Like other Americans, high net-worth investors are feeling upbeat about the economy’s near-term fortunes of late, according to a new survey by the research firm Phoenix Marketing International. Among those with $1 million or more to invest, 53 percent described themselves as mostly or extremely optimistic in their outlook for the next three months—up 12 percentage points from January. The survey reached 1,175 respondents with its online questionnaire in late February and early March.
“It’s not unexpected given the turnaround in equity markets and better news from Europe,” says David Thompson, managing director of Phoenix Affluent Market. But in the five years his firm has been tracking these high rollers, Thompson adds, “it hasn’t jumped like that.”
Since high net worth individuals tend to move quickly on their perceptions of the market, it might be expected that their optimism would have them jumping into equities with both feet. In fact, most wealthy investors and their advisors told Phoenix they were happy to remain on the sidelines. “It’s a little puzzling,” says Thompson. “Investment did spike up toward end of 2011, then fell back.”
While high-earners increased their stock holdings slightly, they favored deposit accounts and retirement funds. Twelve percent of those Phoenix surveyed planned to decrease their stock portfolios, “a relatively high percentage, considering their ebullience,” reads the report.
Historically the investment intentions of the already well-to-do can be taken as a bellwether for the market. They are generally better informed, pay more attention and have the wherewithal to act quickly on their hunches. Their overall optimism has likely contributed to the reduced volatility of the Dow in recent weeks.
But they can also act contrary to their view of the economic situation. In May of last year, a similar survey by Phoenix showed that wealthy investors had gloomy view of the economy, yet they continued to put their money in stocks.
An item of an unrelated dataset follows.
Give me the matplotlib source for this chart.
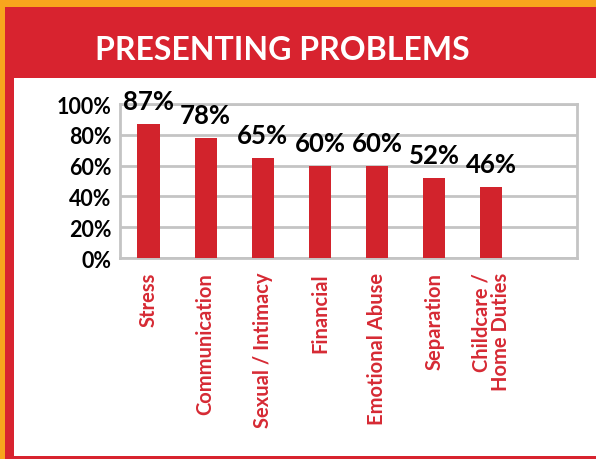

The high-netters’ present skittishness may indicate that the market’s recent gains are coming to an end. “They may be getting some advice that we’re seeing the highs right now and we make take a pause,” says Thompson.
"They may be getting some advice that we’re seeing the highs right now and we make take a pause."
But there may be other factors in what makes millionaires feel good about investing. The recession dealt a blow not only to investors’ confidence in the economy, but in the advice they were getting and the financial products they’d been sold.
“One thing that affects the high net worth outlook is how they feel about financial firms,” says Katharine Wolf, an associate director at Cerulli Associates, a Boston-based group that studies how investors interact with their advisors and helped Phoenix with their survey.
During the downturn, the wealthy sought second opinions or switched investment houses outright. After shopping around, many million-dollar-plus investors have found a level of trust lost over the past few years, and have gained a working familiarity with which products work in the new landscape. “Their satisfaction with their advisors is starting to creep back up,” observes Wolf. “As a reason for the recent optimism, this should not be discounted.”
A honeymoon does not a marriage make, however. The high net crowd may be waiting to see whether their new relationships and new financial instruments yield actual earnings before they commit with serious cash. Until then, as in any marriage, a happy disposition is a good start.